More frequent reviews
Holding regular, informal and frequent one-to-one reviews greatly reduces the pressure and time required for an annual formal appraisal meeting. The manager is better informed and more up-to-date with his or her people’s activities. Difficult issues can be identified, discussed and resolved quickly, before they become more serious. Help can be given more readily. Assignments, tasks and objectives can be agreed, completed and reviewed quickly – leaving actions more than a few weeks reduces completion rates significantly for all but the most senior and experienced people. Organisations demand more flexibility than a single annual review allows, as priorities and contingencies often change throughout the year. Training and development actions can be broken down into smaller more digestible chunks, increasing success rates and motivational effect as a result.
The fear factor is greatly reduced because people become more comfortable with the review process. Relationships and mutual understanding develop more quickly with greater frequency of meetings between manager and staff member. Staff members can be better prepared for the formal appraisal, giving better results, and saving management time. Frequent review meetings increase the reliability of notes and performance data and reduce the chances of overlooking things at the formal appraisal.

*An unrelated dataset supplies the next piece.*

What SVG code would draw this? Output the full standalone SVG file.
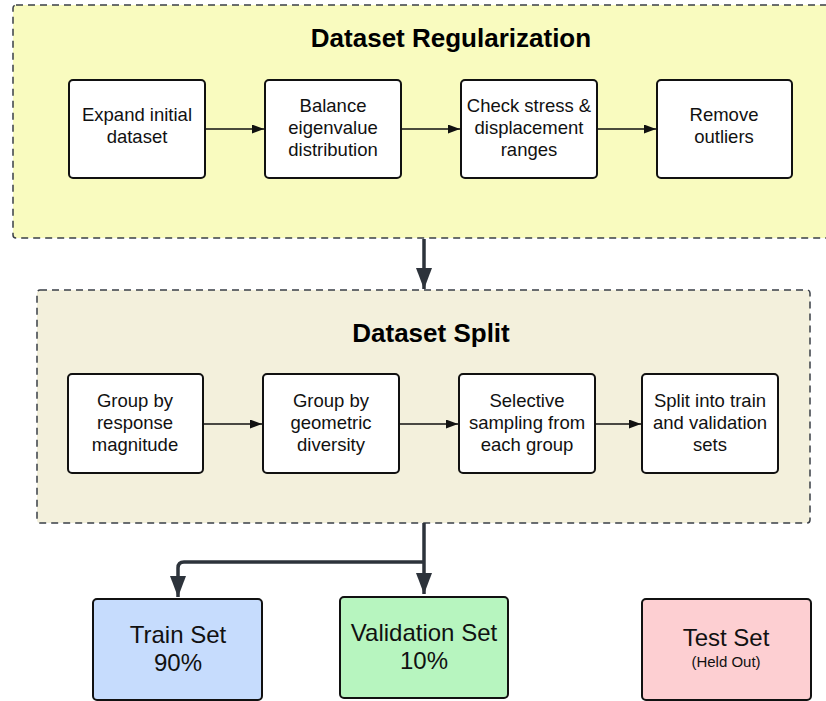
<svg xmlns="http://www.w3.org/2000/svg" width="826" height="701" viewBox="0 0 826 701">
  <defs>
    <marker id="arrowSmall" markerWidth="12" markerHeight="9" refX="12" refY="4.5" orient="auto" markerUnits="userSpaceOnUse">
      <path d="M0,0 L12,4.5 L0,9 Z" fill="#111"/>
    </marker>
    <marker id="arrowBig" markerWidth="21" markerHeight="16" refX="21" refY="8" orient="auto" markerUnits="userSpaceOnUse" viewBox="0 0 21 16">
      <path d="M0,0 L21,8 L0,16 Z" fill="#2d333b"/>
    </marker>
  </defs>
  <style>
    .container { stroke: #3a3f47; stroke-width: 1.5; stroke-dasharray: 7 5; }
    .step { fill: #ffffff; stroke: #111; stroke-width: 2; }
    .label { font-family: "Liberation Sans", Arial, sans-serif; font-size: 18.5px; fill: #111; text-anchor: middle; }
    .title { font-family: "Liberation Sans", Arial, sans-serif; font-size: 26px; font-weight: bold; fill: #000; text-anchor: middle; }
    .out { stroke: #111; stroke-width: 2; }
    .outLabel { font-family: "Liberation Sans", Arial, sans-serif; font-size: 24px; fill: #111; text-anchor: middle; }
    .small { font-family: "Liberation Sans", Arial, sans-serif; font-size: 15px; fill: #111; text-anchor: middle; }
    .flow { stroke: #111; stroke-width: 1.5; fill: none; }
    .main { stroke: #2d333b; stroke-width: 3.5; fill: none; }
  </style>

  <!-- Regularization stage -->
  <g id="regularization">
    <rect class="container" x="13" y="5" width="830" height="233" rx="3" fill="#f9fbbf"/>
    <text class="title" x="451" y="47">Dataset Regularization</text>
  </g>
  <g id="expand">
    <rect class="step" x="69" y="80" width="136" height="98" rx="4"/>
    <text class="label" x="137" y="121">Expand initial</text>
    <text class="label" x="137" y="143">dataset</text>
  </g>
  <g id="balance">
    <rect class="step" x="265" y="80" width="136" height="98" rx="4"/>
    <text class="label" x="333" y="112">Balance</text>
    <text class="label" x="333" y="134">eigenvalue</text>
    <text class="label" x="333" y="156">distribution</text>
  </g>
  <g id="check">
    <rect class="step" x="461" y="80" width="136" height="98" rx="4"/>
    <text class="label" x="529" y="112">Check stress &amp;</text>
    <text class="label" x="529" y="134">displacement</text>
    <text class="label" x="529" y="156">ranges</text>
  </g>
  <g id="remove">
    <rect class="step" x="657" y="80" width="135" height="98" rx="4"/>
    <text class="label" x="724" y="121">Remove</text>
    <text class="label" x="724" y="143">outliers</text>
  </g>

  <!-- Split stage -->
  <g id="split">
    <rect class="container" x="37" y="290" width="773" height="233" rx="3" fill="#f3f0dc"/>
    <text class="title" x="431" y="342">Dataset Split</text>
  </g>
  <g id="groupResponse">
    <rect class="step" x="68" y="374" width="135" height="99" rx="4"/>
    <text class="label" x="135" y="407">Group by</text>
    <text class="label" x="135" y="429">response</text>
    <text class="label" x="135" y="451">magnitude</text>
  </g>
  <g id="groupGeometry">
    <rect class="step" x="263" y="374" width="136" height="99" rx="4"/>
    <text class="label" x="331" y="407">Group by</text>
    <text class="label" x="331" y="429">geometric</text>
    <text class="label" x="331" y="451">diversity</text>
  </g>
  <g id="sampling">
    <rect class="step" x="459" y="374" width="136" height="99" rx="4"/>
    <text class="label" x="527" y="407">Selective</text>
    <text class="label" x="527" y="429">sampling from</text>
    <text class="label" x="527" y="451">each group</text>
  </g>
  <g id="splitSets">
    <rect class="step" x="642" y="374" width="136" height="99" rx="4"/>
    <text class="label" x="710" y="407">Split into train</text>
    <text class="label" x="710" y="429">and validation</text>
    <text class="label" x="710" y="451">sets</text>
  </g>

  <!-- Outputs -->
  <g id="train">
    <rect class="out" x="93" y="599" width="169" height="101" rx="4" fill="#c6dcfd"/>
    <text class="outLabel" x="178" y="643">Train Set</text>
    <text class="outLabel" x="178" y="671">90%</text>
  </g>
  <g id="validation">
    <rect class="out" x="340" y="597" width="168" height="101" rx="4" fill="#b7f5bf"/>
    <text class="outLabel" x="424" y="641">Validation Set</text>
    <text class="outLabel" x="424" y="669">10%</text>
  </g>
  <g id="test">
    <rect class="out" x="642" y="599" width="169" height="101" rx="4" fill="#fdcfd2"/>
    <text class="outLabel" x="726" y="646">Test Set</text>
    <text class="small" x="726" y="667">(Held Out)</text>
  </g>

  <!-- Connectors -->
  <g id="connectors">
    <line class="flow" x1="205" y1="129" x2="264" y2="129" marker-end="url(#arrowSmall)"/>
    <line class="flow" x1="401" y1="129" x2="460" y2="129" marker-end="url(#arrowSmall)"/>
    <line class="flow" x1="597" y1="129" x2="656" y2="129" marker-end="url(#arrowSmall)"/>
    <line class="flow" x1="203" y1="424" x2="262" y2="424" marker-end="url(#arrowSmall)"/>
    <line class="flow" x1="399" y1="424" x2="458" y2="424" marker-end="url(#arrowSmall)"/>
    <line class="flow" x1="595" y1="424" x2="641" y2="424" stroke="#3a3f47" marker-end="url(#arrowSmall)"/>
    <path class="main" d="M424,239 V289" marker-end="url(#arrowBig)"/>
    <path class="main" d="M424,523 V594" marker-end="url(#arrowBig)"/>
    <path class="main" d="M424,562 H184 Q178,562 178,568 V597" marker-end="url(#arrowBig)"/>
  </g>
</svg>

Keep in mind that appraisals are not just about job performance and job skills training. Appraisals should focus on helping the whole person to grow and attain fulfilment. Management should get to know what your people are good at outside of their work. People’s natural talents and passions often contain significant overlaps with the characteristics, conduct and maturity that are valued in the workplace. Identify these opportunities to encourage whole-person development and you will find that appraisals can become very positive and enjoyable activities for management and employees alike.